Machine learning allowed the America’s Cup winning Team NZ to more rapidly design and test new features on their boat, and to do so without having the pull teams members away from their preparations.

According to Tim Fountaine, Senior Partner McKinsey & Company, “The problem that we were trying to solve was to help them test many more boat designs. And the reason that that was important, was because the teams don’t have very long to prepare and they have to design their boats and optimise them as best they can in that time.”

He told Which-50, “The more that they can design and test, the better. The other thing is that the race rules mean there’s a cap on how many parts or components of the parts you can build.”

Technology has always sat at the heart of America’s Cup campaigns. For instance, a number of years ago the Team NZ built a digital simulator to test designs of parts before they were produced.

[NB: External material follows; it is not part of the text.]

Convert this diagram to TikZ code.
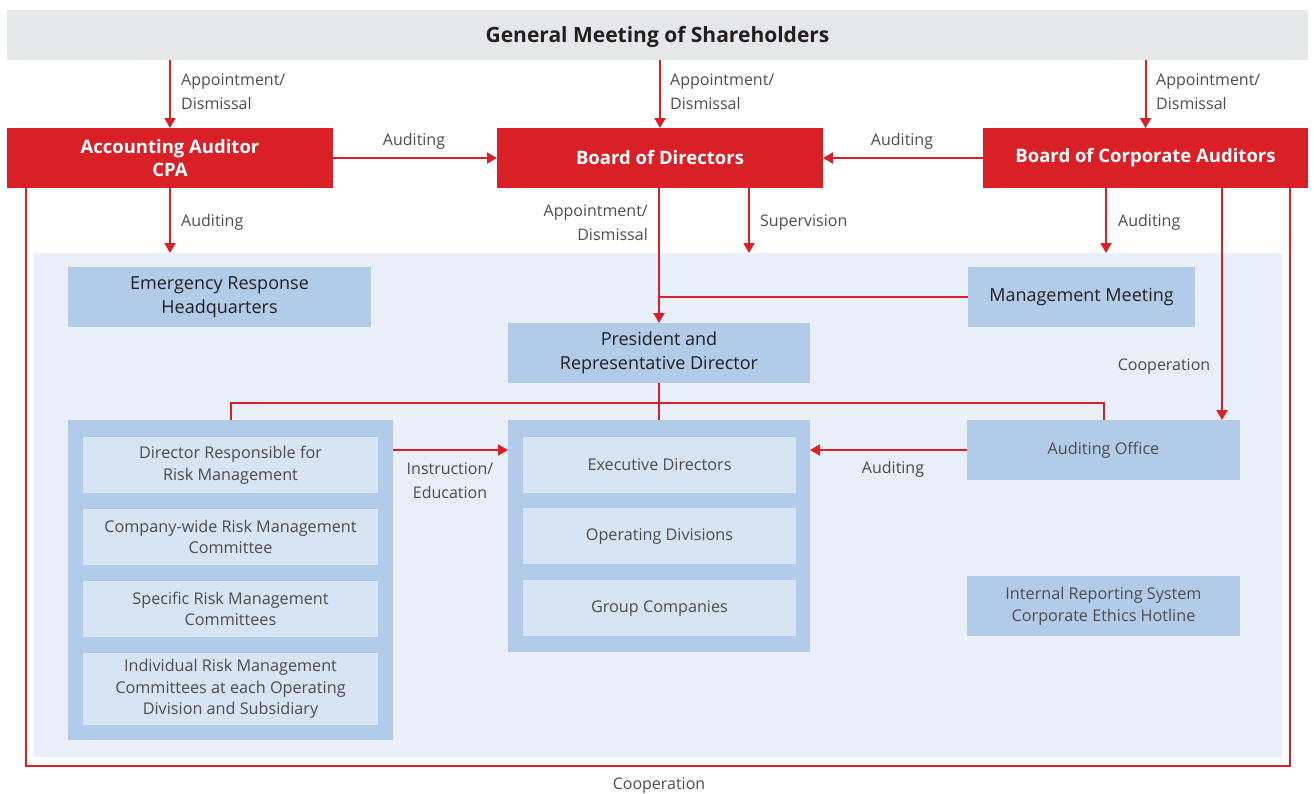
\documentclass[tikz,border=0pt]{standalone}
\usepackage{fontspec}
\setmainfont{Open Sans}
\usetikzlibrary{arrows.meta}
\definecolor{brand}{HTML}{DA2027}
\definecolor{panelbg}{HTML}{E9EFF8}
\definecolor{boxblue}{HTML}{B2CBE8}
\definecolor{innerblue}{HTML}{D7E4F4}
\definecolor{topgray}{HTML}{E6E7E9}
\definecolor{labeltxt}{HTML}{4D4D4D}
\definecolor{boxtxt}{HTML}{231F20}
\tikzset{
  base/.style={inner sep=0pt, outer sep=0pt, align=center},
  redbox/.style={base, fill=brand, text=white, font=\fontsize{18.5}{23}\selectfont\bfseries, minimum height=60pt},
  bluebox/.style={base, fill=boxblue, text=boxtxt, font=\fontsize{18}{24}\selectfont, minimum height=60pt},
  grpbox/.style={base, fill=boxblue},
  innerbox/.style={base, fill=innerblue, text=labeltxt, font=\fontsize{16.2}{21.5}\selectfont, minimum width=295pt},
  lbl/.style={inner sep=0pt, text=labeltxt, font=\fontsize{16}{24}\selectfont, align=left},
  wire/.style={draw=brand, line width=2pt},
  arr/.style={wire, -{Triangle[width=11pt,length=10pt]}},
}
\begin{document}
\begin{tikzpicture}[x=1pt,y=-1pt]
\useasboundingbox (0,0) rectangle (1314,793);

% background panel for the executive organisation
\node[base, fill=panelbg, minimum width=1248pt, minimum height=504pt] (panel) at (658,505) {};

% shareholders bar
\node[base, fill=topgray, minimum width=1301pt, minimum height=50pt] (gm) at (657.5,35) {};
\node[inner sep=0pt, font=\fontsize{21}{25}\selectfont\bfseries, text=boxtxt] (gmt) at (657.5,37) {General Meeting of Shareholders};

% red governance boxes
\node[redbox, minimum width=326pt] (aa) at (170,158) {Accounting Auditor\\CPA};
\node[redbox, minimum width=326pt] (bod) at (660,158) {\raisebox{-1.5pt}{Board of Directors}};
\node[redbox, minimum width=325pt] (bca) at (1145.5,158) {\raisebox{-2.5pt}{Board of Corporate Auditors}};

% blue boxes inside the panel
\node[bluebox, minimum width=303pt] (erh) at (219.5,297) {Emergency Response\\Headquarters};
\node[bluebox, minimum width=227pt] (mm) at (1081.5,297) {\raisebox{-2pt}{Management Meeting}};
\node[bluebox, minimum width=302pt] (pres) at (659,353) {President and\\Representative Director};

% left group: risk management
\node[grpbox, minimum width=325pt, minimum height=320pt] (lg) at (230.5,580) {};
\node[innerbox, minimum height=56pt] (r1) at (230.5,465) {Director Responsible for\\Risk Management};
\node[innerbox, minimum height=56pt] (r2) at (230.5,537) {Company-wide Risk Management\\Committee};
\node[innerbox, minimum height=56pt] (r3) at (230.5,609) {Specific Risk Management\\Committees};
\node[innerbox, minimum height=72pt] (r4) at (230.5,689) {Individual Risk Management\\Committees at each Operating\\Division and Subsidiary};

% centre group: business execution
\node[grpbox, minimum width=302pt, minimum height=232pt] (cg) at (659,536) {};
\node[innerbox, minimum width=273pt, minimum height=56pt] (c1) at (659.5,465) {Executive Directors};
\node[innerbox, minimum width=273pt, minimum height=56pt] (c2) at (659.5,536) {Operating Divisions};
\node[innerbox, minimum width=273pt, minimum height=56pt] (c3) at (659.5,608) {Group Companies};

% right side boxes
\node[grpbox, minimum width=273pt, minimum height=60pt, text=labeltxt, font=\fontsize{16.2}{21.5}\selectfont] (ao) at (1103.5,450) {Auditing Office};
\node[grpbox, minimum width=273pt, minimum height=60pt, text=labeltxt, font=\fontsize{16.2}{22}\selectfont] (irs) at (1103.5,606) {Internal Reporting System\\Corporate Ethics Hotline};

% appointment / dismissal by shareholders
\draw[arr] (gm.south -| aa.north) -- (aa.north);
\draw[arr] (gm.south -| bod.north) -- (bod.north);
\draw[arr] (gm.south -| bca.north) -- (bca.north);
\node[lbl, anchor=west] (l1) at (181,92) {Appointment/\\Dismissal};
\node[lbl, anchor=west] (l2) at (670,92) {Appointment/\\Dismissal};
\node[lbl, anchor=west] (l3) at (1156,92) {Appointment/\\Dismissal};

% auditing of the board
\draw[arr] (aa.east) -- (bod.west);
\draw[arr] (bca.west) -- (bod.east);
\node[lbl] (l4) at (414,141.5) {Auditing};
\node[lbl] (l5) at (902,141.5) {Auditing};

% arrows into the panel
\coordinate (aaDown) at (170,253);
\coordinate (supDown) at (749,253);
\coordinate (bcaDown) at (1106,253);
\draw[arr] (aa.south) -- (aaDown);
\node[lbl, anchor=west] (l6) at (181,222.5) {Auditing};
\draw[arr] (bod.south -| supDown) -- (supDown);
\node[lbl, anchor=west] (l7) at (760,222.5) {Supervision};
\draw[arr] (bca.south -| bcaDown) -- (bcaDown);
\node[lbl, anchor=west] (l8) at (1118,222.5) {Auditing};

% board appoints the president
\draw[arr] (bod.south -| pres.north) -- (pres.north);
\node[lbl, anchor=east, align=right] (l9) at (648,223) {Appointment/\\Dismissal};
\draw[wire] (mm.west) -- (mm.west -| pres.north);

% cooperation between corporate auditors and auditing office
\coordinate (coopX) at (1222,188);
\draw[arr] (coopX) -- (coopX |- ao.north);
\node[lbl] (l10) at (1164,366.5) {Cooperation};

% president to the three groups
\coordinate (bus) at (659,403);
\draw[wire] (pres.south) -- (cg.north);
\draw[wire] (lg.north) -- (lg.north |- bus) -- (ao.north |- bus) -- (ao.north);

% instruction and auditing arrows
\draw[arr] (lg.east |- c1) ++(0,-15) coordinate (ie) -- (ie -| cg.west);
\node[lbl, align=center] (l11) at (450,481) {Instruction/\\Education};
\draw[arr] (ao.west) -- (ao.west -| cg.east);
\node[lbl] (l12) at (893,469.5) {Auditing};

% outer cooperation loop
\coordinate (loopR) at (1290,766);
\coordinate (loopL) at (26,766);
\draw[wire] (bca.south -| loopR) -- (loopR) -- (loopL) -- (aa.south -| loopL);
\node[lbl] (l13) at (659,785.5) {Cooperation};
\end{tikzpicture}
\end{document}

“The simulator simulators really good, but it requires actual sailors to sail it [the boat],”  he said.

McKinsey, which was the technology partner to the team, used reinforcement learning to create an artificially intelligent digital sailor to sail the yacht in a simulation.

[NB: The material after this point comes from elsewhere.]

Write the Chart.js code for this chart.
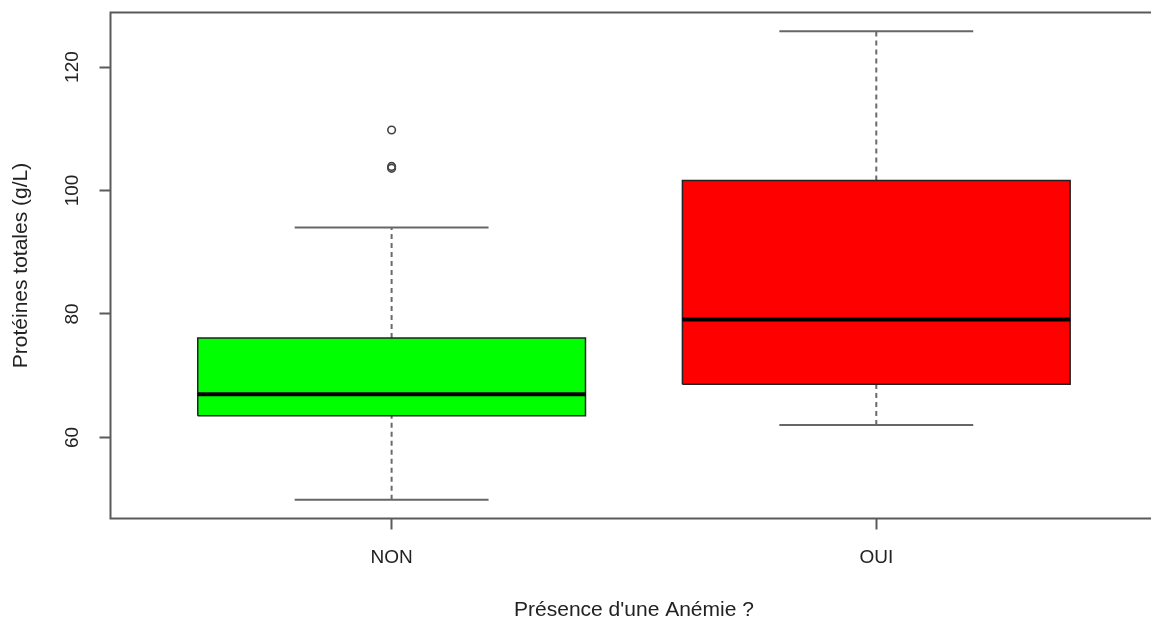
<!DOCTYPE html>
<html>
<head>
<meta charset="utf-8">
<script src="https://cdn.jsdelivr.net/npm/chart.js@4.4.1/dist/chart.umd.min.js"></script>
<style>
  html, body { margin: 0; padding: 0; background: #ffffff; overflow: hidden; }
  #wrap { width: 1151px; height: 621px; overflow: hidden; }
</style>
</head>
<body>
<div id="wrap"><canvas id="c" width="1163" height="621"></canvas></div>
<script>
// ---- Data ----
const categories   = ['NON', 'OUI'];
const whiskerLow   = [49.9, 62.0];
const quartile1    = [63.5, 68.6];
const medians      = [67.0, 79.1];
const quartile3    = [76.1, 101.6];
const whiskerHigh  = [94.0, 125.8];
const outliersNON  = [103.6, 103.9, 109.8];
const outliersOUI  = [];
const yTickValues  = [60, 80, 100, 120];
const xTitle = "Présence d'une Anémie ?";
const yTitle = 'Protéines totales (g/L)';

// ---- Styles ----
const boxFill = ['#00ff00', '#ff0000'];
const FONT = '"Liberation Sans", Arial, sans-serif';
const TEXT = '#222222';
const LINE = '#5a5a5a';
const HALF = 0.4, CAP = 0.2;

// R-like axis limits (4% extension)
const allVals = whiskerLow.concat(whiskerHigh, outliersNON, outliersOUI);
const dMin = Math.min(...allVals), dMax = Math.max(...allVals);
const ext = (dMax - dMin) * 0.04;
const xExt = 0.04 * categories.length;
const xMin = 0.5 - xExt, xMax = categories.length + 0.5 + xExt;

const datasets = [];
const outliers = [outliersNON, outliersOUI];
categories.forEach((cat, i) => {
  const c = i + 1;
  // box
  datasets.push({
    data: [{x: c - HALF, y: quartile1[i]}, {x: c + HALF, y: quartile1[i]},
           {x: c + HALF, y: quartile3[i]}, {x: c - HALF, y: quartile3[i]},
           {x: c - HALF, y: quartile1[i]}],
    showLine: true, fill: 'shape', backgroundColor: boxFill[i],
    borderColor: '#222222', borderWidth: 1.5, pointRadius: 0, order: 2
  });
  // median
  datasets.push({
    data: [{x: c - HALF, y: medians[i]}, {x: c + HALF, y: medians[i]}],
    showLine: true, borderColor: '#000000', borderWidth: 4, pointRadius: 0, order: 1
  });
  // whiskers (dashed)
  [[whiskerLow[i], quartile1[i]], [quartile3[i], whiskerHigh[i]]].forEach(([a, b]) => {
    datasets.push({
      data: [{x: c, y: a}, {x: c, y: b}],
      showLine: true, borderColor: '#6a6a6a', borderWidth: 2, borderDash: [5, 4],
      pointRadius: 0, order: 3
    });
  });
  // caps
  [whiskerLow[i], whiskerHigh[i]].forEach(v => {
    datasets.push({
      data: [{x: c - CAP, y: v}, {x: c + CAP, y: v}],
      showLine: true, borderColor: '#666666', borderWidth: 2, pointRadius: 0, order: 3
    });
  });
  // outliers
  if (outliers[i].length) {
    datasets.push({
      data: outliers[i].map(v => ({x: c, y: v})),
      showLine: false, pointRadius: 3.8, pointBorderWidth: 1.6,
      pointBorderColor: '#444444', pointBackgroundColor: 'rgba(0,0,0,0)', order: 0
    });
  }
});

const framePlugin = {
  id: 'frame',
  afterDraw(chart) {
    const {ctx, chartArea: a} = chart;
    ctx.save();
    ctx.strokeStyle = LINE;
    ctx.lineWidth = 2;
    ctx.strokeRect(a.left, a.top, a.right - a.left, a.bottom - a.top);
    ctx.restore();
  }
};

function noPad(s) {
  s.paddingLeft = 0; s.paddingRight = 0; s.paddingTop = 0; s.paddingBottom = 0;
}

new Chart(document.getElementById('c'), {
  type: 'scatter',
  data: { datasets },
  plugins: [framePlugin],
  options: {
    responsive: false,
    animation: false,
    events: [],
    layout: { padding: { left: 0, top: 12.5, right: 0, bottom: 0 } },
    plugins: { legend: { display: false }, tooltip: { enabled: false } },
    scales: {
      x: {
        type: 'linear', min: xMin, max: xMax,
        afterFit: s => { s.height = 102.5; noPad(s); },
        afterBuildTicks: s => { s.ticks = categories.map((_, i) => ({ value: i + 1 })); },
        grid: { drawOnChartArea: false, drawTicks: true, tickLength: 11, tickColor: LINE, tickWidth: 2 },
        border: { display: false },
        ticks: {
          color: TEXT, padding: 17, maxRotation: 0, autoSkip: false,
          font: { family: FONT, size: 19 },
          callback: v => categories[Math.round(v) - 1] || ''
        },
        title: {
          display: true, text: xTitle, color: TEXT,
          font: { family: FONT, size: 21, lineHeight: 1 }, padding: 0
        }
      },
      y: {
        type: 'linear', min: dMin - ext, max: dMax + ext,
        afterFit: s => { s.width = 110.5; noPad(s); },
        afterBuildTicks: s => { s.ticks = yTickValues.map(v => ({ value: v })); },
        grid: { drawOnChartArea: false, drawTicks: true, tickLength: 11, tickColor: LINE, tickWidth: 2 },
        border: { display: false },
        ticks: {
          color: TEXT, padding: 10.5, minRotation: 90, maxRotation: 90, crossAlign: 'center',
          font: { family: FONT, size: 19 }
        },
        title: {
          display: true, text: yTitle, color: TEXT,
          font: { family: FONT, size: 21, lineHeight: 1.2 }, padding: { top: 9, bottom: 0 }
        }
      }
    }
  }
});
</script>
</body>
</html>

The way that the reinforcement learning works is that we define the goal and the algorithm should try and optimise for it. In this case, it was the speed [at which] the yacht can make it to the next mark. And then in simple terms, we let the algorithm test different ways of doing that. And you can see to start with, it doesn’t do a great job. It capsizes the boat in the simulation or it goes really slowly. It goes the wrong direction, and eventually it learns just like a child learning to walk .”

According to Fountaine, “It got better and better each time. It would remember what worked and what didn’t, and it would then take that forward to the next iteration.